Since at least May 4, 1937, The Crimson has been reporting on the ills of Harvard’s advising system. On that date, an editorial entitled “Wake Up and Think” formulated this reaction to a suggestion that seniors rather than “faculty men” advise freshmen: “If the University is to make any real progress in cleaning the grimy spot of Freshman Advising from its escutcheon, something more better than seniors, who are interested in their own problems [and] out of touch with the Yard … will have to be found.”
In April, 1938, then Dean of the College Delamar Leighton ’19 announced a wholly revised advising system in which part-time instructors of freshman courses would be compensated for advising and the Board of Advisers would therefore be reduced in size (from 84 to 60) for budgetary reasons.
In 1950, a report issued by a committee investigating the issues in the advising system wrote: “The demand for improved advising stems from more than just a need for better advice narrowly defined. It reflects a need for personal relationships with members of the faculty, a need to be known and valued as individuals with unique qualities, not to be anonymous, one of an undifferentiated mass of students….”
The 1960s through this decade brought similar admissions and accusations of failure and subsequent attempts to review, renew, and reorganize. In fact, in June 1980, the now-famous Susan C. Faludi ’81 begins her Commencement issue editorial by saying that “it has become a Harvard tradition of sorts to report periodically on the failures of advising.” Indeed.
The College is now five terms into the most recent attempt to improve things. Are there reasons to be hopeful? Are things getting better? Have we finally at least begun to clean the grimy spot of not only freshman but of all advising from our collective escutcheon? Or are we just deluding ourselves?
It’s hard to define good advising.

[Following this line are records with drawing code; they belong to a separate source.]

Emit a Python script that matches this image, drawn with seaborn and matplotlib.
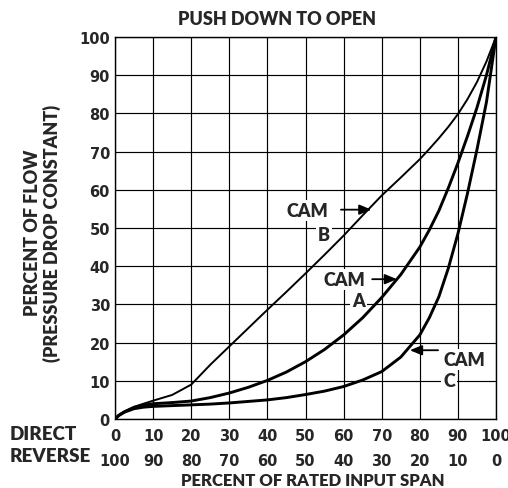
import matplotlib
matplotlib.use("Agg")
import matplotlib.pyplot as plt
import seaborn as sns
import pandas as pd

# ---- data ----
input_span = [0, 1, 2.5, 5, 7.5, 10, 15, 20, 25, 30, 35, 40, 45, 50, 55, 60, 65, 70,
              75, 80, 82.5, 85, 87.5, 90, 92.5, 95, 97.5, 100]
cam_b = [0, 1.0, 2.0, 3.2, 4.0, 4.8, 6.3, 9.0, 14.2, 19.0, 23.8, 28.6, 33.3, 38.1, 43.0,
         48.0, 53.3, 58.5, 63.2, 68.0, 70.7, 73.5, 76.5, 79.8, 83.7, 88.2, 93.6, 100]
cam_a = [0, 1.0, 1.9, 3.0, 3.6, 4.0, 4.3, 4.7, 5.6, 6.8, 8.3, 10.1, 12.3, 15.0, 18.2,
         22.0, 26.5, 31.8, 37.8, 45.0, 49.5, 54.5, 60.5, 67.0, 74.0, 81.5, 90.0, 100]
cam_c = [0, 0.9, 1.8, 2.7, 3.1, 3.3, 3.5, 3.7, 3.9, 4.2, 4.6, 5.0, 5.6, 6.4, 7.3,
         8.5, 10.2, 12.4, 16.2, 22.0, 26.5, 32.0, 39.5, 48.5, 59.0, 70.5, 83.0, 100]

direct_ticks = [0, 10, 20, 30, 40, 50, 60, 70, 80, 90, 100]
reverse_ticks = [100, 90, 80, 70, 60, 50, 40, 30, 20, 10, 0]
flow_ticks = [0, 10, 20, 30, 40, 50, 60, 70, 80, 90, 100]

df = pd.DataFrame({"span": input_span, "B": cam_b, "A": cam_a, "C": cam_c})

sns.set_style("white")
TXT = ["Lato", "DejaVu Sans"]
NUM = ["DejaVu Sans"]
WT = "heavy"

W, H = 508, 489
fig = plt.figure(figsize=(W / 100, H / 100), dpi=100)
x0, x1, ytop, ybot = 115, 496, 38, 420
ax = fig.add_axes([x0 / W, 1 - ybot / H, (x1 - x0) / W, (ybot - ytop) / H])

sns.lineplot(data=df, x="span", y="B", ax=ax, color="black", lw=1.4,
             estimator=None, zorder=4)
sns.lineplot(data=df, x="span", y="A", ax=ax, color="black", lw=2.1,
             estimator=None, zorder=4)
sns.lineplot(data=df, x="span", y="C", ax=ax, color="black", lw=2.1,
             estimator=None, zorder=4)

ax.set_xlim(0, 100)
ax.set_ylim(0, 100)
ax.set_xticks(direct_ticks)
ax.set_xticklabels([f"{d}\n{r}" for d, r in zip(direct_ticks, reverse_ticks)],
                   family=NUM, fontweight="bold", fontsize=10.5, linespacing=1.85)
ax.set_yticks(flow_ticks)
ax.set_yticklabels([str(v) for v in flow_ticks], family=NUM, fontweight="bold",
                   fontsize=10.5)
ax.tick_params(axis="x", length=0, pad=6.5)
ax.tick_params(axis="y", length=0, pad=3.6)
ax.set_xlabel("")
ax.set_ylabel("")
ax.grid(True, color="black", lw=0.85)
ax.set_axisbelow(True)
for s in ax.spines.values():
    s.set_color("black")
    s.set_linewidth(1.0)

# ---- texts ----
fig.text(277 / W, 1 - 25 / H, "PUSH DOWN TO OPEN", ha="center", va="baseline",
         family=TXT, fontweight=WT, fontsize=13)
fig.text(313 / W, 1 - 486 / H, "PERCENT OF RATED INPUT SPAN", ha="center",
         va="baseline", family=TXT, fontweight=WT, fontsize=12)
fig.text(10 / W, 1 - 440 / H, "DIRECT", ha="left", va="baseline",
         family=TXT, fontweight=WT, fontsize=13.5)
fig.text(10 / W, 1 - 462 / H, "REVERSE", ha="left", va="baseline",
         family=TXT, fontweight=WT, fontsize=13.5)
fig.text(42.5 / W, 1 - 233 / H, "PERCENT OF FLOW\n(PRESSURE DROP CONSTANT)",
         rotation=90, ha="center", va="center", multialignment="center",
         linespacing=1.1, family=TXT, fontweight=WT, fontsize=13)

box = dict(facecolor="white", edgecolor="none", pad=1.5)
lab = dict(family=TXT, fontweight=WT, fontsize=13, va="baseline", zorder=3,
           bbox=box)
ax.text(55.9, 53.1, "CAM", ha="right", **lab)
ax.text(56.4, 46.9, "B", ha="right", **lab)
ax.text(65.6, 35.0, "CAM", ha="right", **lab)
ax.text(65.6, 29.5, "A", ha="right", **lab)
ax.text(86.1, 14.1, "CAM", ha="left", **lab)
ax.text(86.1, 8.6, "C", ha="left", **lab)

arr = dict(arrowstyle="-|>,head_length=0.6,head_width=0.25", color="black",
           lw=1.3, mutation_scale=12, shrinkA=0, shrinkB=0)
ax.annotate("", xy=(67.3, 54.8), xytext=(59.3, 54.8), arrowprops=arr, zorder=5)
ax.annotate("", xy=(74.0, 36.6), xytext=(67.5, 36.6), arrowprops=arr, zorder=5)
ax.annotate("", xy=(77.4, 18.0), xytext=(84.8, 18.0), arrowprops=arr, zorder=5)

fig.savefig("out.png", dpi=100)
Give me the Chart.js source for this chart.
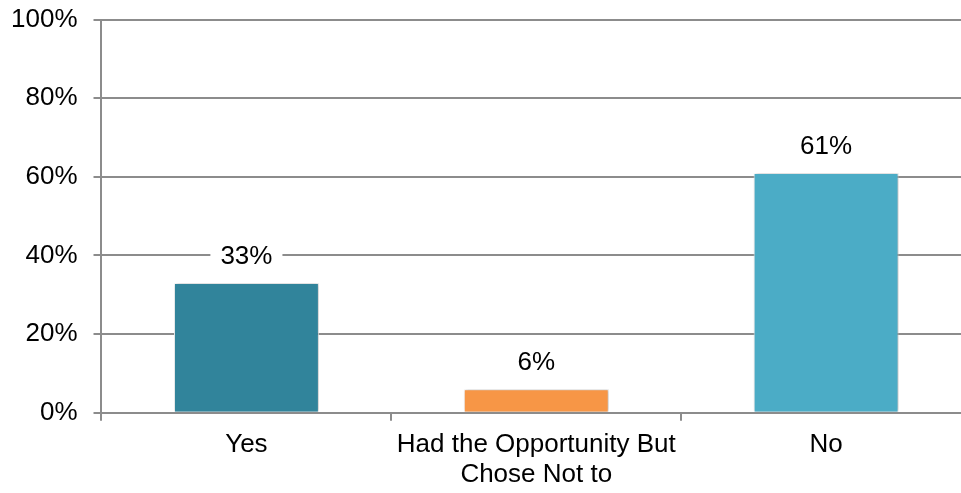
<!DOCTYPE html>
<html>
<head>
<meta charset="utf-8">
<script src="https://cdn.jsdelivr.net/npm/chart.js@4"></script>
<style>
html,body{margin:0;padding:0;background:#fff;overflow:hidden;width:961px;height:493px;}
#wrap{width:971px;height:515px;position:relative;margin-top:-12px;}
</style>
</head>
<body>
<div id="wrap"><canvas id="c"></canvas></div>
<script>
const categories = [["Yes"], ["Had the Opportunity But", "Chose Not to"], ["No"]];
const values = [33, 6, 61];
const valueLabels = ["33%", "6%", "61%"];
const barColors = ["#31849B", "#F79646", "#4BACC6"];
const yTicks = [0, 20, 40, 60, 80, 100];

const FONT = "'Liberation Sans', Arial, sans-serif";

const shadowPlugin = {
  id: 'barShadow',
  beforeDatasetDraw(chart) {
    const ctx = chart.ctx;
    ctx.save();
    ctx.shadowColor = 'rgba(0,0,0,0.28)';
    ctx.shadowBlur = 4;
    ctx.shadowOffsetX = 1;
    ctx.shadowOffsetY = 0;
  },
  afterDatasetDraw(chart) {
    chart.ctx.restore();
  }
};

const labelPlugin = {
  id: 'valueLabels',
  afterDatasetsDraw(chart) {
    const ctx = chart.ctx;
    const meta = chart.getDatasetMeta(0);
    ctx.save();
    ctx.font = "26px " + FONT;
    ctx.textAlign = 'center';
    ctx.textBaseline = 'middle';
    meta.data.forEach((bar, i) => {
      const txt = valueLabels[i];
      const w = ctx.measureText(txt).width;
      const cx = bar.x;
      const cy = bar.y - 26;
      ctx.fillStyle = '#fff';
      ctx.fillRect(cx - w / 2 - 10, cy - 15, w + 20, 30);
      ctx.fillStyle = '#000';
      ctx.fillText(txt, cx, cy);
    });
    ctx.restore();
  }
};

new Chart(document.getElementById('c'), {
  type: 'bar',
  data: {
    labels: categories,
    datasets: [{
      data: values,
      backgroundColor: barColors,
      borderColor: '#ffffff',
      borderWidth: 1,
      barPercentage: 0.5,
      categoryPercentage: 1.0
    }]
  },
  options: {
    responsive: true,
    maintainAspectRatio: false,
    animation: false,
    devicePixelRatio: 1,
    layout: { padding: { left: -5, right: 0, top: -3, bottom: 4 } },
    plugins: {
      legend: { display: false },
      tooltip: { enabled: false }
    },
    scales: {
      x: {
        offset: true,
        grid: {
          offset: true,
          drawOnChartArea: false,
          drawTicks: true,
          tickLength: 8,
          color: '#8c8c8c',
          lineWidth: 2
        },
        border: { display: true, color: '#8c8c8c', width: 2 },
        ticks: {
          color: '#000',
          font: { family: FONT, size: 26, lineHeight: 1.12 },
          padding: 10,
          maxRotation: 0,
          autoSkip: false
        }
      },
      y: {
        min: 0,
        max: 100,
        afterBuildTicks(axis) { axis.ticks = yTicks.map(v => ({ value: v })); },
        grid: {
          color: '#8c8c8c',
          lineWidth: 2,
          drawTicks: true,
          tickLength: 8
        },
        border: { display: true, color: '#8c8c8c', width: 2 },
        ticks: {
          color: '#000',
          font: { family: FONT, size: 26 },
          padding: 16,
          callback: v => v + '%'
        }
      }
    }
  },
  plugins: [shadowPlugin, labelPlugin]
});
</script>
</body>
</html>
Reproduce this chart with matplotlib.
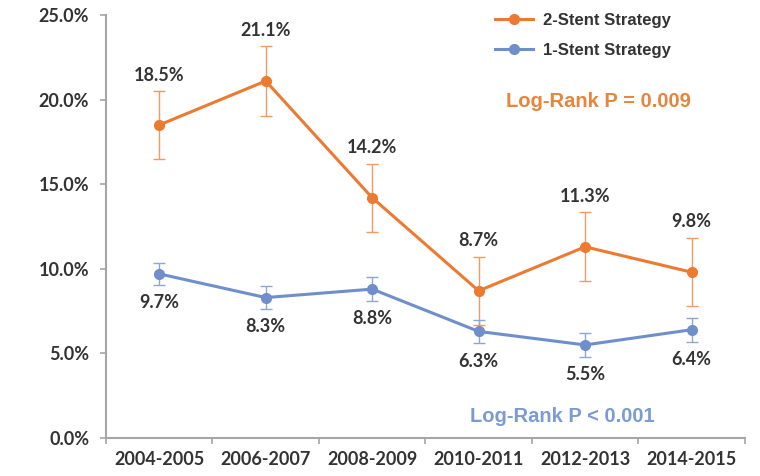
import matplotlib.pyplot as plt
from matplotlib.lines import Line2D
from matplotlib.ticker import FuncFormatter, MultipleLocator
import numpy as np

# Event rates by period, two treatment strategies
periods = ['2004-2005', '2006-2007', '2008-2009', '2010-2011', '2012-2013', '2014-2015']
two_stent = [18.5, 21.1, 14.2, 8.7, 11.3, 9.8]
two_stent_err = [2.0, 2.05, 2.0, 2.0, 2.05, 2.02]
one_stent = [9.7, 8.3, 8.8, 6.3, 5.5, 6.4]
one_stent_err = [0.66, 0.67, 0.7, 0.7, 0.7, 0.7]

ORANGE = '#EC7A30'
BLUE = '#6E8FCC'
TEXT = '#333333'
AXIS = '#A6A6A6'

fig = plt.figure(figsize=(7.6, 4.76), dpi=100)
ax = fig.add_axes([0.1395, 0.0798, 0.8405, 0.8887])

x = np.arange(len(periods))

ax.errorbar(x, two_stent, yerr=two_stent_err, color=ORANGE, lw=2.2, marker='o',
            markersize=7, elinewidth=1.0, capsize=4, capthick=1.0,
            ecolor='#EE9A66', zorder=3)
ax.errorbar(x, one_stent, yerr=one_stent_err, color=BLUE, lw=2.2, marker='o',
            markersize=7, elinewidth=1.0, capsize=4, capthick=1.0,
            ecolor='#8FA6CF', zorder=3)

# value labels: above the orange bars, below the blue ones
for xi, v, e in zip(x, two_stent, two_stent_err):
    ax.text(xi, v + e + 0.95, f'{v:.1f}%', ha='center', va='center',
            fontsize=13, fontweight='bold', color=TEXT, family='Lato')
for xi, v, e in zip(x, one_stent, one_stent_err):
    ax.text(xi, v - e - 1.05, f'{v:.1f}%', ha='center', va='center',
            fontsize=13, fontweight='bold', color=TEXT, family='Lato')

ax.text(3.26, 19.9, 'Log-Rank P = 0.009', color='#E8843C', fontsize=14.5,
        fontweight='bold', family='Liberation Sans', va='center')
ax.text(2.92, 1.3, 'Log-Rank P < 0.001', color='#7C9BD4', fontsize=14.5,
        fontweight='bold', family='Liberation Sans', va='center')

ax.set_xlim(-0.5, 5.5)
ax.set_ylim(0, 25)
ax.yaxis.set_major_locator(MultipleLocator(5))
ax.yaxis.set_major_formatter(FuncFormatter(lambda v, p: f'{v:.1f}%'))
ax.set_xticks(x)
ax.set_xticklabels(periods)
ax.set_xticks(np.arange(-0.5, 6.0, 1.0), minor=True)
ax.tick_params(axis='x', which='major', length=0, pad=9)
ax.tick_params(axis='x', which='minor', length=4, color=AXIS, width=1.2)
ax.tick_params(axis='y', length=4, color=AXIS, width=1.2, pad=8)

for lbl in ax.get_xticklabels() + ax.get_yticklabels():
    lbl.set_fontsize(13)
    lbl.set_fontweight('bold')
    lbl.set_color(TEXT)
    lbl.set_family('Lato')

for side in ['top', 'right']:
    ax.spines[side].set_visible(False)
for side in ['left', 'bottom']:
    ax.spines[side].set_color(AXIS)
    ax.spines[side].set_linewidth(1.5)

handles = [
    Line2D([], [], color=ORANGE, lw=2.2, marker='o', markersize=7),
    Line2D([], [], color=BLUE, lw=2.2, marker='o', markersize=7),
]
leg = ax.legend(handles, ['2-Stent Strategy', '1-Stent Strategy'],
                loc='upper left', bbox_to_anchor=(0.585, 1.04), frameon=False,
                handlelength=2.3, handletextpad=0.6, labelspacing=0.9,
                prop={'family': 'Liberation Sans', 'weight': 'bold', 'size': 12})
for t in leg.get_texts():
    t.set_color(TEXT)

fig.savefig('out.png', dpi=100, facecolor='white')
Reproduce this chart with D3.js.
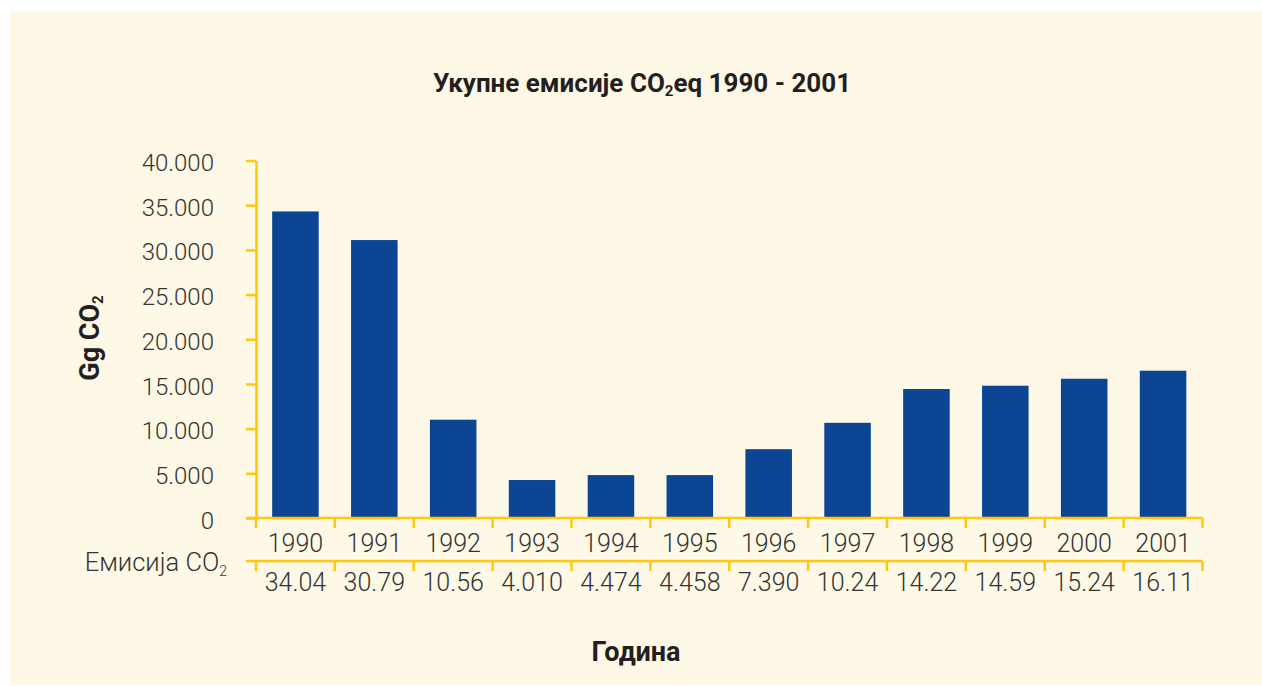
<!DOCTYPE html>
<html>
<head>
<meta charset="utf-8">
<script src="https://cdn.jsdelivr.net/npm/d3@7"></script>
<style>
  body { margin: 0; background: #fff; }
  svg { display: block; }
  .light { font-family: Roboto, sans-serif; font-weight: 300; fill: #333; }
  .bold { font-family: Roboto, sans-serif; font-weight: 700; fill: #231f20; }
</style>
</head>
<body>
<svg width="1262" height="686"></svg>
<script>
// years on the x axis
const years = ['1990', '1991', '1992', '1993', '1994', '1995', '1996', '1997', '1998', '1999', '2000', '2001'];
// bar heights, Gg CO2
const emissions = [34300, 31100, 11000, 4250, 4800, 4800, 7700, 10650, 14430, 14800, 15580, 16480];
// values printed in the table row under the axis
const tableLabels = ['34.04', '30.79', '10.56', '4.010', '4.474', '4.458', '7.390', '10.24', '14.22', '14.59', '15.24', '16.11'];
const yTicks = [0, 5000, 10000, 15000, 20000, 25000, 30000, 35000, 40000];

const axisColor = '#FFC80A';
const barColor = '#0B4594';

function drawChart(svgElement) {
  const svg = d3.select(svgElement);

  svg.append('rect')
    .attr('x', 10)
    .attr('y', 11)
    .attr('width', 1252)
    .attr('height', 674)
    .attr('fill', '#FEF8E7');

  const y = d3.scaleLinear().domain([0, 40000]).range([518, 160.5]);
  const x = d3.scaleBand()
    .domain(years)
    .range([256, 1202.5])
    .paddingInner(0.41)
    .paddingOuter(0.205);

  const fmt = d3.formatLocale({ decimal: ',', thousands: '.', grouping: [3], currency: ['', ''] }).format(',d');

  // bars
  svg.append('g')
    .selectAll('rect')
    .data(years)
    .enter()
    .append('rect')
    .attr('x', d => x(d))
    .attr('width', x.bandwidth())
    .attr('y', (d, i) => y(emissions[i]))
    .attr('height', (d, i) => y(0) - y(emissions[i]))
    .attr('fill', barColor);

  // y axis
  const yAxis = svg.append('g')
    .attr('transform', 'translate(256,0)')
    .call(d3.axisLeft(y).tickValues(yTicks).tickFormat(fmt).tickSize(10).tickSizeOuter(0).tickPadding(32));
  yAxis.select('.domain').attr('stroke', axisColor).attr('stroke-width', 2.5);
  yAxis.selectAll('.tick line').attr('stroke', axisColor).attr('stroke-width', 2.5);
  yAxis.selectAll('.tick text')
    .attr('class', 'light')
    .attr('dy', '0.42em')
    .style('font-size', '24px');

  // category boundaries for the table grid
  const bounds = d3.range(years.length + 1).map(i => x.range()[0] + i * x.step());

  function rowLine(yPos) {
    const g = svg.append('g');
    g.append('line')
      .attr('x1', bounds[0] - 10)
      .attr('x2', bounds[bounds.length - 1])
      .attr('y1', yPos)
      .attr('y2', yPos)
      .attr('stroke', axisColor)
      .attr('stroke-width', 2.5);
    g.selectAll('.sep')
      .data(bounds)
      .enter()
      .append('line')
      .attr('x1', d => d)
      .attr('x2', d => d)
      .attr('y1', yPos)
      .attr('y2', yPos + 10)
      .attr('stroke', axisColor)
      .attr('stroke-width', 2.5);
  }

  rowLine(y(0));
  rowLine(561);

  svg.append('g')
    .selectAll('text')
    .data(years)
    .enter()
    .append('text')
    .attr('class', 'light')
    .attr('x', d => x(d) + x.bandwidth() / 2)
    .attr('y', 551.5)
    .attr('text-anchor', 'middle')
    .style('font-size', '25px')
    .text(d => d);

  svg.append('g')
    .selectAll('text')
    .data(years)
    .enter()
    .append('text')
    .attr('class', 'light')
    .attr('x', d => x(d) + x.bandwidth() / 2)
    .attr('y', 590.5)
    .attr('text-anchor', 'middle')
    .style('font-size', '25px')
    .text((d, i) => tableLabels[i]);

  // row label
  const rowLabel = svg.append('text')
    .attr('class', 'light')
    .attr('x', 227)
    .attr('y', 570.5)
    .attr('text-anchor', 'end')
    .style('font-size', '25.5px');
  rowLabel.append('tspan').text('Емисија CO');
  rowLabel.append('tspan').attr('dy', 5).style('font-size', '14px').text('2');

  // title
  const title = svg.append('text')
    .attr('class', 'bold')
    .attr('x', 642)
    .attr('y', 91.5)
    .attr('text-anchor', 'middle')
    .style('font-size', '26px');
  title.append('tspan').text('Укупне емисије CO');
  title.append('tspan').attr('dy', 4).style('font-size', '15px').text('2');
  title.append('tspan').attr('dy', -4).text('eq 1990 - 2001');

  // y axis title
  const yTitle = svg.append('text')
    .attr('class', 'bold')
    .attr('transform', 'translate(99,338) rotate(-90)')
    .attr('text-anchor', 'middle')
    .style('font-size', '27px');
  yTitle.append('tspan').text('Gg CO');
  yTitle.append('tspan').attr('dy', 4).style('font-size', '15px').text('2');

  svg.append('text')
    .attr('class', 'bold')
    .attr('x', 636)
    .attr('y', 660.5)
    .attr('text-anchor', 'middle')
    .style('font-size', '27px')
    .text('Година');
}

window.addEventListener('load', () => {
  drawChart(document.querySelector('svg'));
});
</script>
</body>
</html>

We often hear that it provides students with sounding boards. My favorite description reads: “Advising creates a metaphorical space that allows and enables people to be receptive to learning about themselves.” Advising programs focus first and foremost on opening up space in which students can explore possibilities. In that advising space, students must feel comfortable imagining themselves as something different and yet still in accord with their true self.
All of us—students, faculty, and administrators—have a story to tell about a transformative moment in our lives when, in a conversation with an adviser, be it a faculty member, administrator or older student, our lives were changed. And often, these tales are made even more compelling by the fact that the person we were talking to did not suspect that the conversation would be pivotal. I’ve heard former University President Derek C. Bok tell a story about a short conversation he had with a law school professor in whose class he was not faring well. The conversation convinced Bok not to give up on law school and to consider that his talents might not be sufficiently on display in this one class but would be in others, and the rest is history, as they say.
Since the Advising and Counseling Committee’s diligent work under the direction of outgoing Dean of the College David R. Pilbeam with the aid of Assistant Dean for Advising Programs Inge-Lise Ameer, the College has focused on “advising matters” in a broad and sweeping way. The Advising Programs Office, students, faculty, administrators, concentrations, centers, the museums, libraries, Expos, the Bureau of Study Counsel, the Office of Career Services, the Bok Center, among others, have focused anew on the questions of what good advising is, what the College should offer its students, and what the student’s responsibilities are in the undergraduate advising programs and experiences. The breadth and depth of the conversation is one hopeful sign that we may not be deluding ourselves completely.
The degree to which students are involved in our review, renewal and reorganization gives me the greatest hope. The Advising Programs Office has a Student Advisory Board that helps design programs and with which we discuss everything we do; students serve on the Faculty Standing Committee on Advising and Counseling; the Peer Advising Fellows program has formed a dedicated group of Fellows that helps design their training and other activities; and there is a small army of students who work in the office.
One of these students is Katherine A. Beck ’08, a force to be reckoned with. She has not only had a voice in the creation and implementation of everything we do but has also led more than a few initiatives. She has done the work of at least two employees, all the while being active in Mission Hill and The Seneca, completing her College education, and winning the Harvard College Women’s Leadership Award. She is tireless and selfless and amazing. We will miss her more than words can express.
She is just one among many, many others who give me hope that we are not in fact deluding ourselves this time. For this time we will stay vigilant and vibrant and true to ourselves and our students because we will create opportunities for sustained and consistent involvement of students, and they will keep the conversation fresh. They will ensure that we continue to discover new and better ways of creating space for imagining the future so that every graduate feels valued as an “individual with unique qualities” and that each graduate has a story to tell about a transformative moment that changed them and their lives forever and for the better.
Monique Rinere is an associate dean of advising programs at Harvard College.